The partnership helps NEC to demonstrate new approaches to pervasive digital connectivity at city-scale, combined with its aim to create new social value for the changing world of tomorrow. It helps Bristol Is Open to further its goal of creating the world’s first open programmable city with a citywide digital fabric that includes fibre in the ground, an experimental wireless mile, and a Radio Frequency mesh that covers the vast majority of the city.

“Bristol’s approach to smart cities has gone deep into the architecture of network provision, creating a technology agnostic, heterogeneous, software defined approach to connectivity, at city scale,” said Paul Wilson, Managing Director of Bristol Is Open. “This elastic approach is addressing many of the architecturally-rigid constraints experienced in today’s commercially available networks.

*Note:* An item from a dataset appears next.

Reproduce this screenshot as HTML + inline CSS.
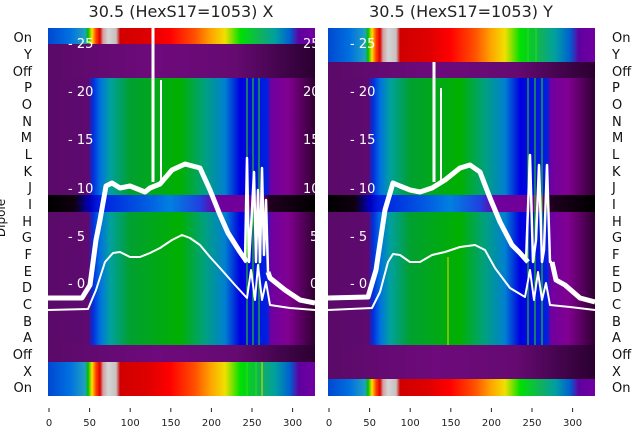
<!DOCTYPE html>
<html><head><meta charset="utf-8"><style>
body{margin:0;background:#fff;width:640px;height:440px;overflow:hidden}
text{font-family:"DejaVu Sans","Liberation Sans",sans-serif}
</style></head><body>
<svg width="640" height="440" viewBox="0 0 640 440" xmlns="http://www.w3.org/2000/svg">
<defs>
<linearGradient id="spec" x1="0" x2="1" y1="0" y2="0">
<stop offset="0" stop-color="#0048d0"/><stop offset=".082" stop-color="#0070e0"/><stop offset=".139" stop-color="#20a0c0"/>
<stop offset=".15" stop-color="#00c000"/><stop offset=".165" stop-color="#ffe000"/><stop offset=".18" stop-color="#ff4000"/>
<stop offset=".195" stop-color="#e00000"/><stop offset=".206" stop-color="#d0a0a0"/><stop offset=".225" stop-color="#d4d4d4"/>
<stop offset=".255" stop-color="#c8c0c0"/><stop offset=".27" stop-color="#d00000"/><stop offset=".382" stop-color="#e00000"/>
<stop offset=".457" stop-color="#ff0000"/><stop offset=".55" stop-color="#ff5000"/><stop offset=".607" stop-color="#ffa000"/>
<stop offset=".663" stop-color="#f0e000"/><stop offset=".72" stop-color="#00e000"/><stop offset=".8" stop-color="#10b060"/>
<stop offset=".85" stop-color="#00a0a0"/><stop offset=".906" stop-color="#0060d0"/><stop offset=".94" stop-color="#6000a0"/>
<stop offset="1" stop-color="#7000a0"/></linearGradient>
<linearGradient id="main" x1="0" x2="1" y1="0" y2="0">
<stop offset="0" stop-color="#5a0a68"/><stop offset=".15" stop-color="#5e0a70"/><stop offset=".17" stop-color="#0030e0"/>
<stop offset=".195" stop-color="#0070e0"/><stop offset=".232" stop-color="#00a0a0"/><stop offset=".307" stop-color="#00a030"/>
<stop offset=".494" stop-color="#00b000"/><stop offset=".588" stop-color="#00a080"/><stop offset=".663" stop-color="#0080d0"/>
<stop offset=".72" stop-color="#0000e0"/><stop offset=".82" stop-color="#0020e0"/><stop offset=".835" stop-color="#7000a0"/>
<stop offset=".9" stop-color="#800090"/><stop offset="1" stop-color="#300030"/></linearGradient>
<linearGradient id="purp" x1="0" x2="1" y1="0" y2="0">
<stop offset="0" stop-color="#5a0a68"/><stop offset=".4" stop-color="#6e0a7c"/><stop offset=".7" stop-color="#660a72"/><stop offset="1" stop-color="#2a0030"/></linearGradient>
<linearGradient id="rowi" x1="0" x2="1" y1="0" y2="0">
<stop offset="0" stop-color="#000"/><stop offset=".1" stop-color="#100010"/><stop offset=".157" stop-color="#0000c0"/>
<stop offset=".195" stop-color="#0020e0"/><stop offset=".38" stop-color="#0060e0"/><stop offset=".457" stop-color="#0080e0"/>
<stop offset=".57" stop-color="#2040e0"/><stop offset=".625" stop-color="#7000a0"/><stop offset=".8" stop-color="#700090"/>
<stop offset=".83" stop-color="#200020"/><stop offset="1" stop-color="#000"/></linearGradient>
<clipPath id="cl"><rect x="48" y="28" width="267" height="368"/></clipPath>
<clipPath id="cr"><rect x="328" y="28" width="267" height="368"/></clipPath>
</defs>
<text x="181" y="17" font-size="16" text-anchor="middle" fill="#222">30.5 (HexS17=1053) X</text>
<text x="461" y="17" font-size="16" text-anchor="middle" fill="#222">30.5 (HexS17=1053) Y</text>

<g clip-path="url(#cl)">
<rect x="48" y="28" width="267" height="16" fill="url(#spec)"/>
<rect x="48" y="44" width="267" height="34" fill="url(#purp)"/>
<rect x="48" y="78" width="267" height="267" fill="url(#main)"/>
<rect x="48" y="195" width="267" height="17" fill="url(#rowi)"/>
<rect x="48" y="345" width="267" height="17" fill="url(#purp)"/>
<rect x="48" y="362" width="267" height="34" fill="url(#spec)"/>
<g stroke="#30e000" stroke-width="1"><line x1="247" y1="78" x2="247" y2="345"/><line x1="253" y1="78" x2="253" y2="345"/><line x1="259" y1="78" x2="259" y2="345"/><line x1="247" y1="362" x2="247" y2="396"/><line x1="256" y1="362" x2="256" y2="396"/><line x1="262" y1="362" x2="262" y2="396" stroke="#e0e000"/></g>
<g fill="none" stroke="#fff" stroke-linejoin="round">
<polyline stroke-width="5" points="48,298 82,298 90,285 96,240 100,220 106,186 112,183 120,188 130,186 145,192 150,188 160,184 172,170 185,164 200,168 210,190 220,215 228,233 240,252 247,262"/>
<polyline stroke-width="5" points="268,272 270,278 285,290 300,300 315,303"/>
<polyline stroke-width="2.5" points="245,262 247,158 249,262 252,210 254,172 256,262 258,190 260,262 262,168 264,255 266,200 268,272"/>
<polyline stroke-width="2" points="48,310 88,309 96,290 105,262 113,253 120,252 130,257 140,257 150,253 160,248 172,240 182,235 190,238 200,245 210,257 220,268 235,285 247,298 251,270 255,300 258,265 262,300 266,282 270,305 290,308 315,310"/>
<line stroke-width="3" x1="153" y1="28" x2="153" y2="182"/><line stroke-width="2" x1="161" y1="80" x2="161" y2="182"/>
</g>
<g fill="#fff" font-size="13"><text x="68" y="48">- 25</text><text x="68" y="96">- 20</text><text x="68" y="144">- 15</text><text x="68" y="193">- 10</text><text x="68" y="241">- 5</text><text x="68" y="288">- 0</text>
<text x="303" y="48">25</text><text x="303" y="96">20</text><text x="303" y="144">15</text><text x="303" y="193">10</text><text x="310" y="241">5</text><text x="310" y="288">0</text></g>
</g>

<g clip-path="url(#cr)">
<rect x="328" y="28" width="267" height="34" fill="url(#spec)"/>
<rect x="328" y="62" width="267" height="16" fill="url(#purp)"/>
<rect x="328" y="78" width="267" height="267" fill="url(#main)"/>
<rect x="328" y="195" width="267" height="17" fill="url(#rowi)"/>
<rect x="328" y="345" width="267" height="34" fill="url(#purp)"/>
<rect x="328" y="379" width="267" height="17" fill="url(#spec)"/>
<g stroke="#30e000" stroke-width="1"><line x1="528" y1="78" x2="528" y2="345"/><line x1="535" y1="78" x2="535" y2="345"/><line x1="542" y1="78" x2="542" y2="345"/><line x1="528" y1="28" x2="528" y2="62"/><line x1="536" y1="28" x2="536" y2="62"/><line x1="448" y1="257" x2="448" y2="345" stroke="#e0e000"/></g>
<g fill="none" stroke="#fff" stroke-linejoin="round">
<polyline stroke-width="5" points="328,298 368,297 376,270 385,210 393,183 400,186 410,190 420,192 432,188 445,180 460,168 470,165 480,172 490,198 500,222 512,245 520,253 528,262"/>
<polyline stroke-width="5" points="552,262 556,280 565,285 580,298 595,302"/>
<polyline stroke-width="2.5" points="526,262 530,155 533,262 536,240 539,165 542,262 544,250 547,165 550,262 552,262"/>
<polyline stroke-width="2" points="328,310 372,308 380,292 388,262 393,254 400,255 410,262 420,262 432,255 445,252 460,247 475,245 485,250 495,268 510,288 525,297 530,270 534,300 538,272 542,300 546,283 550,305 570,307 595,310"/>
<line stroke-width="3" x1="434" y1="62" x2="434" y2="182"/><line stroke-width="2" x1="441" y1="88" x2="441" y2="182"/>
</g>
<g fill="#fff" font-size="13"><text x="350" y="48">- 25</text><text x="350" y="96">- 20</text><text x="350" y="144">- 15</text><text x="350" y="193">- 10</text><text x="350" y="241">- 5</text><text x="350" y="288">- 0</text></g>
</g>

<g font-size="13" fill="#111" text-anchor="end">
<text x="32" y="42">On</text><text x="32" y="59">Y</text><text x="32" y="76">Off</text><text x="32" y="92">P</text><text x="32" y="109">O</text><text x="32" y="126">N</text><text x="32" y="142">M</text><text x="32" y="159">L</text><text x="32" y="176">K</text><text x="32" y="192">J</text><text x="32" y="209">I</text><text x="32" y="226">H</text><text x="32" y="242">G</text><text x="32" y="259">F</text><text x="32" y="276">E</text><text x="32" y="292">D</text><text x="32" y="309">C</text><text x="32" y="326">B</text><text x="32" y="342">A</text><text x="32" y="359">Off</text><text x="32" y="376">X</text><text x="32" y="392">On</text>
</g>
<g font-size="13" fill="#111">
<text x="612" y="42">On</text><text x="612" y="59">Y</text><text x="612" y="76">Off</text><text x="612" y="92">P</text><text x="612" y="109">O</text><text x="612" y="126">N</text><text x="612" y="142">M</text><text x="612" y="159">L</text><text x="612" y="176">K</text><text x="612" y="192">J</text><text x="612" y="209">I</text><text x="612" y="226">H</text><text x="612" y="242">G</text><text x="612" y="259">F</text><text x="612" y="276">E</text><text x="612" y="292">D</text><text x="612" y="309">C</text><text x="612" y="326">B</text><text x="612" y="342">A</text><text x="612" y="359">Off</text><text x="612" y="376">X</text><text x="612" y="392">On</text>
</g>
<text transform="translate(5,218) rotate(-90)" font-size="12" fill="#111" text-anchor="middle">Dipole</text>

<g stroke="#222" stroke-width="1">
<line x1="49" y1="408" x2="49" y2="412"/><line x1="89.6" y1="408" x2="89.6" y2="412"/><line x1="130.2" y1="408" x2="130.2" y2="412"/><line x1="170.8" y1="408" x2="170.8" y2="412"/><line x1="211.4" y1="408" x2="211.4" y2="412"/><line x1="252" y1="408" x2="252" y2="412"/><line x1="292.6" y1="408" x2="292.6" y2="412"/>
<line x1="329" y1="408" x2="329" y2="412"/><line x1="369.6" y1="408" x2="369.6" y2="412"/><line x1="410.2" y1="408" x2="410.2" y2="412"/><line x1="450.8" y1="408" x2="450.8" y2="412"/><line x1="491.4" y1="408" x2="491.4" y2="412"/><line x1="532" y1="408" x2="532" y2="412"/><line x1="572.6" y1="408" x2="572.6" y2="412"/>
</g>
<g font-size="10" fill="#222" text-anchor="middle">
<text x="49" y="426">0</text><text x="89.6" y="426">50</text><text x="130.2" y="426">100</text><text x="170.8" y="426">150</text><text x="211.4" y="426">200</text><text x="252" y="426">250</text><text x="292.6" y="426">300</text>
<text x="329" y="426">0</text><text x="369.6" y="426">50</text><text x="410.2" y="426">100</text><text x="450.8" y="426">150</text><text x="491.4" y="426">200</text><text x="532" y="426">250</text><text x="572.6" y="426">300</text>
</g>
</svg>
</body></html>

As we bring our infrastructure live throughout 2016 we are looking forward to demonstrating new levels of connectivity that will be the hallmarks of the smart city of the future.”

NEC, Bristol Is Open and Bristol City Council are part of the €25 million REPLICATE Lighthouse City consortium, alongside San Sebastián and Florence. The consortium will create integrated smart city solutions to tackle urban problems such as traffic congestion, poor air quality and unsustainable energy use. The consortium has received funding as part of the Smart Cities and Communities funding call, through the EU’s Horizon 2020 innovation programme.